Once she made it to Seoul, Cai studied traditional examples of hanbok and interviewed contemporary designers and craftspeople bringing its key elements—line, transparency, wrapped fronts, simplicity—into the present day. “This project seeks to present hanbok both as a means of understanding Korean history and culture as well as a conduit for contemporary Korean voices to express their identity and dreams,” she says. “The interviews I conducted provided insight into the diverse and sometimes conflicting opinions on the meaning of hanbok in modern-day South Korea.”

A page from Ying Bonny Cai BRDD 18 AP's sketchbook highlights a project inspired by traditional Korean children’s jackets
A page from Cai’s sketchbook highlights a project inspired by traditional Korean children’s jackets with colorful striped sleeves representing harmony and prosperity.

Although she’d studied some Korean before traveling, Cai says she had to contend to some extent with a language barrier. “But art is truly a universal language,” she adds, “and a lot of the crafts I was learning—traditional sewing, dyeing and knot-making—rely on visual instruction. So even if I couldn't quite understand the words, I could watch the repeated motions.”

“The interviews I conducted provided insight into the diverse and sometimes conflicting opinions on the meaning of hanbok in modern-day South Korea.”
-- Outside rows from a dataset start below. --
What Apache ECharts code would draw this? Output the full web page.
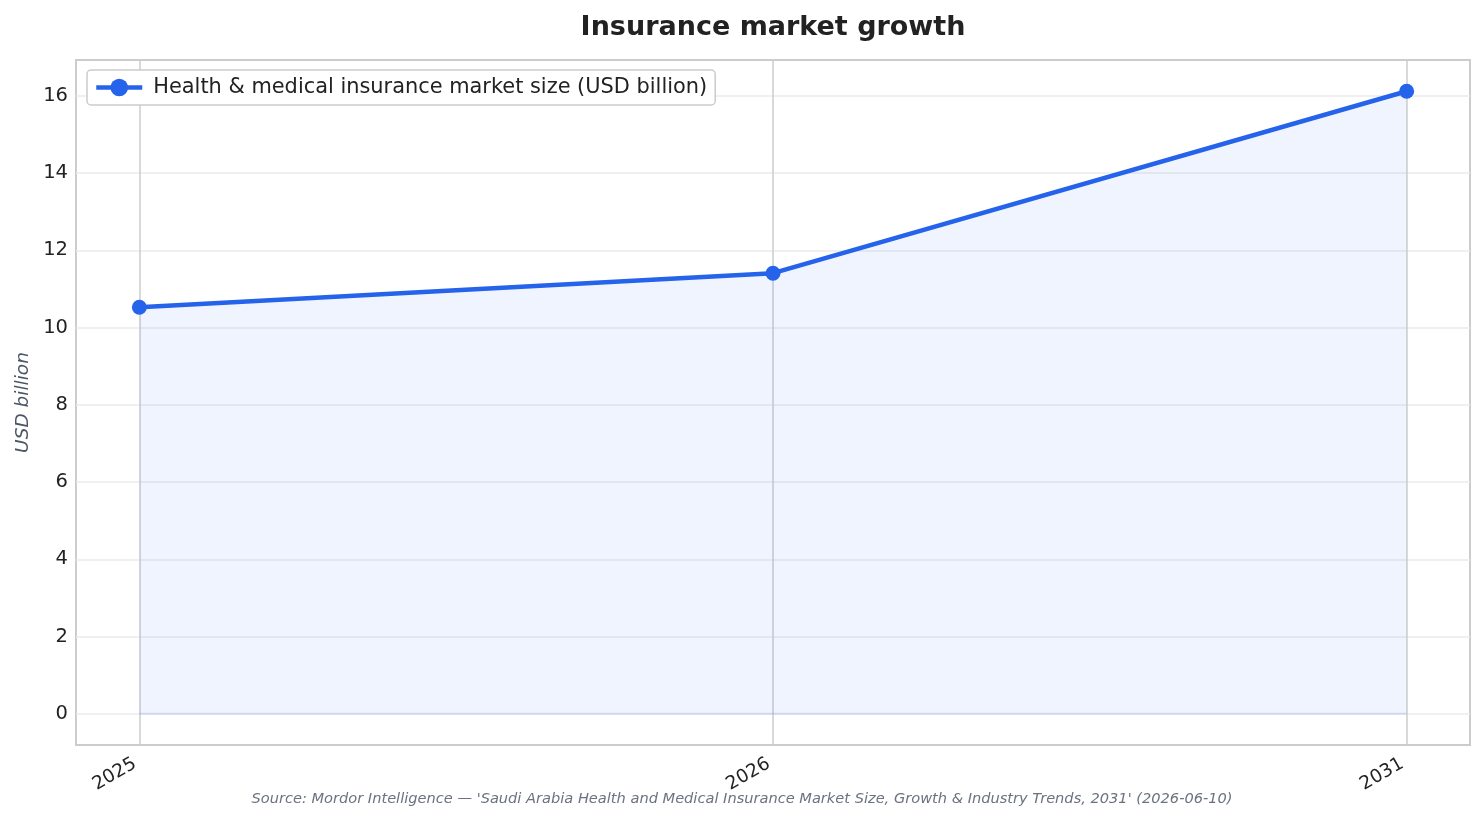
<!DOCTYPE html>
<html>
<head>
<meta charset="utf-8">
<title>Insurance market growth</title>
<script src="https://cdn.jsdelivr.net/npm/echarts@6/dist/echarts.min.js"></script>
<style>
  html, body { margin: 0; padding: 0; background: #fff; }
  #chart { width: 1484px; height: 823px; }
</style>
</head>
<body>
<div id="chart"></div>
<script>
// chart data
const years = ["2025", "2026", "2031"];
const marketSize = [10.53, 11.41, 16.12];
const yTicks = [0, 2, 4, 6, 8, 10, 12, 14, 16];
const xTicks = [0, 1, 2];

const seriesName = "Health & medical insurance market size (USD billion)";
const sourceText = "Source: Mordor Intelligence \u2014 'Saudi Arabia Health and Medical Insurance Market Size, Growth & Industry Trends, 2031' (2026-06-10)";

const font = "DejaVu Sans, Verdana, sans-serif";
const blue = "#2563eb";

const chart = echarts.init(document.getElementById("chart"));

const points = years.map((y, i) => [i, marketSize[i]]);
// edge of the filled area along zero, first to last year
const baseline = [[0, 0], [years.length - 1, 0]];

const option = {
  animation: false,
  textStyle: { fontFamily: font },
  grid: { left: 76, right: 14, top: 60, bottom: 78, containLabel: false,
          show: true, borderColor: "#cccccc", borderWidth: 2 },
  legend: {
    left: 87, top: 70,
    padding: [7, 8, 7, 7],
    borderColor: "#cccccc", borderWidth: 1.5, borderRadius: 4,
    backgroundColor: "#ffffff",
    itemWidth: 46, itemHeight: 22,
    lineStyle: { width: 4.5 },
    textStyle: { fontSize: 20.9, color: "#222222", fontFamily: font, padding: [0, 0, 0, 6] },
    data: [seriesName]
  },
  graphic: [
    {
      type: "text", x: 773, y: 14,
      style: { text: "Insurance market growth", fontFamily: font, fontSize: 27,
               fontWeight: "bold", fill: "#222222", textAlign: "center" }
    },
    {
      type: "text", x: 742, y: 792,
      style: { text: sourceText, fontFamily: font, fontSize: 14.6, fontStyle: "italic",
               fill: "#6b7280", textAlign: "center" }
    }
  ],
  xAxis: {
    type: "value",
    min: -0.1, max: 2.1,
    axisLine: { show: false },
    axisTick: { show: false, customValues: xTicks },
    axisLabel: {
      customValues: xTicks,
      rotate: 30, margin: 15,
      padding: [0, 5, 0, 0],
      fontSize: 18.5, color: "#222222", fontFamily: font,
      formatter: v => years[Math.round(v)]
    },
    splitLine: { show: true, customValues: xTicks, lineStyle: { color: "#cccccc", width: 1.5 } }
  },
  yAxis: {
    type: "value",
    min: -0.806, max: 16.93,
    name: "USD billion",
    nameLocation: "middle",
    nameGap: 42,
    nameTextStyle: { fontSize: 18.5, fontStyle: "italic", color: "#4b5563", fontFamily: font },
    axisLine: { show: false },
    axisTick: { show: false, customValues: yTicks },
    axisLabel: { customValues: yTicks, margin: 8, fontSize: 19.5, color: "#222222", fontFamily: font },
    splitLine: { show: true, customValues: yTicks, lineStyle: { color: "#ebebeb", width: 1.5 } }
  },
  series: [
    {
      name: "fill edge",
      type: "line",
      data: baseline,
      symbol: "none",
      silent: true,
      lineStyle: { color: "rgba(37, 99, 235, 0.14)", width: 2 },
      z: 2
    },
    {
      name: seriesName,
      type: "line",
      data: points,
      symbol: "circle",
      symbolSize: 15,
      itemStyle: { color: blue },
      lineStyle: { color: blue, width: 4.5 },
      areaStyle: { color: "rgba(37, 99, 235, 0.1)", origin: 0 },
      z: 3
    }
  ]
};

chart.setOption(option);
</script>
</body>
</html>
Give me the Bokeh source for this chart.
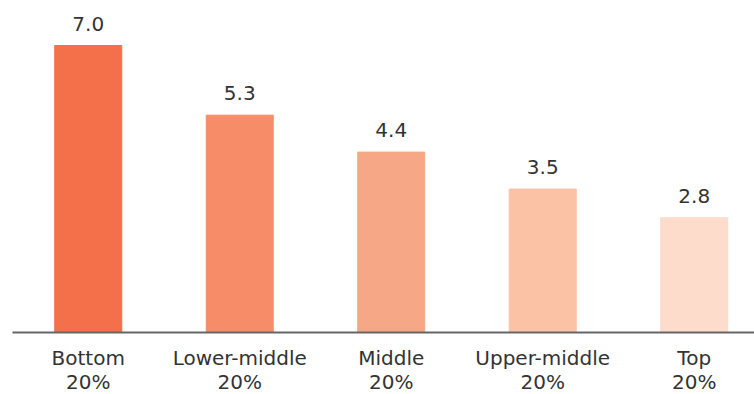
from bokeh.plotting import figure
from bokeh.models import ColumnDataSource, Range1d, FixedTicker
from bokeh.embed import file_html
from bokeh.resources import INLINE
from bokeh.core.properties import value

categories = ["Bottom\n20%", "Lower-middle\n20%", "Middle\n20%", "Upper-middle\n20%", "Top\n20%"]
values = [7.0, 5.3, 4.4, 3.5, 2.8]
colors = ["#F3704A", "#F68D68", "#F6A886", "#FBC2A5", "#FDDCCB"]
labels = ["7.0", "5.3", "4.4", "3.5", "2.8"]

xs = list(range(len(categories)))
src = ColumnDataSource(dict(x=xs, top=values, color=colors, label=labels))

p = figure(frame_width=742, frame_height=332, output_backend="svg", toolbar_location=None,
           x_range=Range1d(-0.5, 4.398), y_range=Range1d(0, 332/41.0),
           min_border_left=12, min_border_right=0, min_border_top=0, min_border_bottom=0)
p.vbar(x="x", top="top", width=67/151.5, color="color", source=src)
p.text(x="x", y="top", text="label", source=src, text_align="center", text_baseline="middle",
       y_offset=-22, text_font=value("DejaVu Sans"), text_font_size="20px", text_color="#333333")

p.yaxis.visible = False
p.xgrid.visible = False
p.ygrid.visible = False
p.outline_line_color = None
xa = p.xaxis[0]
xa.ticker = FixedTicker(ticks=xs)
xa.major_label_overrides = {i: c for i, c in enumerate(categories)}
xa.major_tick_line_color = None
xa.minor_tick_line_color = None
xa.axis_line_color = "#666666"
xa.axis_line_width = 2
xa.major_label_text_font = "DejaVu Sans"
xa.major_label_text_font_size = "20px"
xa.major_label_text_line_height = 1.0
xa.major_label_text_color = "#333333"
xa.major_label_standoff = 7

open("out.html", "w").write(file_html(p, INLINE))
Her three-part final project featured a 25-page cultural policy report for the Ministry of Foreign Affairs, a comprehensive website that is the first of its kind to educate an English-speaking audience on hanbok and a collaborative piece with Korean-American friends expressing “the traumas and triumphs of diaspora experience.”

Inspired by hanbok, traditional Korean apparel, Cai’s designs feature such traditional elements as ties and wrapped fronts
Inspired by hanbok, Cai’s designs feature such traditional elements as ties and wrapped fronts.

“The hanbok community in South Korea is still growing,” says Cai. “It’s a little scattered and very scrappy. After the Korean War a lot of energy was focused on reconstruction and rebuilding the economy. But now Koreans finally have the luxury to focus on preserving and reviving traditions, which is really wonderful.”